The PC revolution “digitized” paperwork. Instead of physical pages and folders sitting on a desk, office workers had digital documents and files sitting on a virtual desktop inside a computer. But these digital desktops didn’t sit inside a virtual office, one in which you easily could move around among other desktops and meet in conference rooms or common areas. There was no virtual water cooler to facilitate serendipitous encounters.

The pandemic is accelerating a “second digital transformation”: the creation of a virtual cloud-based office that connects the desktops, where employees will go to work, whether they’re present in the physical office or working remotely. It sounds like the digital version of the open-plan-office revolution – the walls around the individual’s virtual desktop are coming down. And, once again, software engineers are leading the way.

To research this article I spoke with 15 HR personnel and 8 IT personnel involved in this “second digital transformation”. All pretty much said every company is going to need to invest in a digital workspace for each employee.

NOTE: one of our digital media clients noted they are building a custom office in the cloud, loaded with proprietary digital whiteboarding and visual-conferencing tools, which will transcend space and time. If you want to know what happened in the virtual office last Tuesday, you can go back and replay the meetings.

The privacy implications of the virtual office make the lack of personal space in the open-plan office seem quaint. As Eric De Grasse, our Chief Technology Officer, noted last year in a post about “employee tracking in the age of WFH”, companies are employing keystroke tracking in these  virtual office so everything can be tracked. In the early 1990s key cards became ubiquitous which meant the company could know when you were in the building and when you weren’t. In a virtual workspace, it will know almost everything you do at work.

A worker bill of rights? In your dreams. Neither the new California Consumer Privacy Act (or its sister, the new Virginia Privacy Act) address any of these tech developments. Nor does Europe’s much revered new General Data Protection Regulation. All are quickly becoming “unfit for purpose”. No surprise, really. It always takes the law years to figure out how to ref the game – and then the goalposts move.

One big thing did keep popping up during my research and that was that it’s becoming clear socializing … IRL in some manifestation … is important to people’s productivity, as well as career outlook and development opportunities. Almost all workers seem to want to return to an office in the future, even if not full-time. Here at Project Counsel Media we still have our monthly team meetings on-site in the Brussels and Paris offices. It works wonders. 

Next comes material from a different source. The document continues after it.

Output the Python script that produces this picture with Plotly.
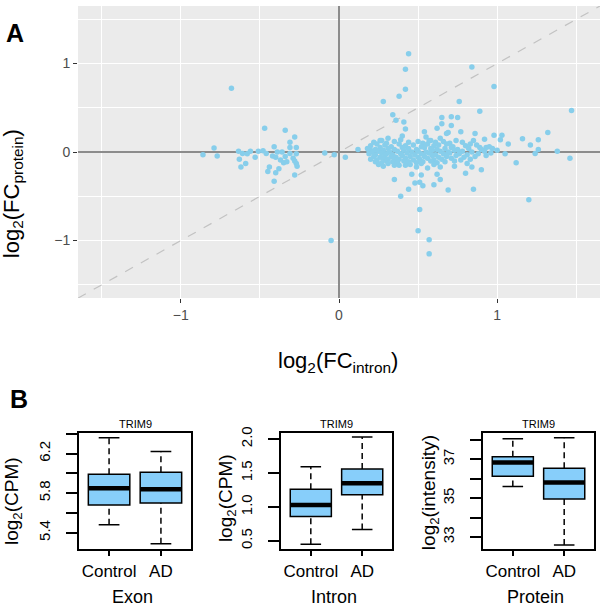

And what is even clearer … beyond continued job market uncertainty, benefits focused on child care and mental health, and the proliferation of sanitized plexiglass … is that the companies that are going to succeed at this transformation are the ones bringing in “a village” to determine what’s best: human resources advisers, workplace designers, technology experts, employment lawyers and compensation analysts. To bring back some “normalcy” while returning people to workplaces that may never be the same.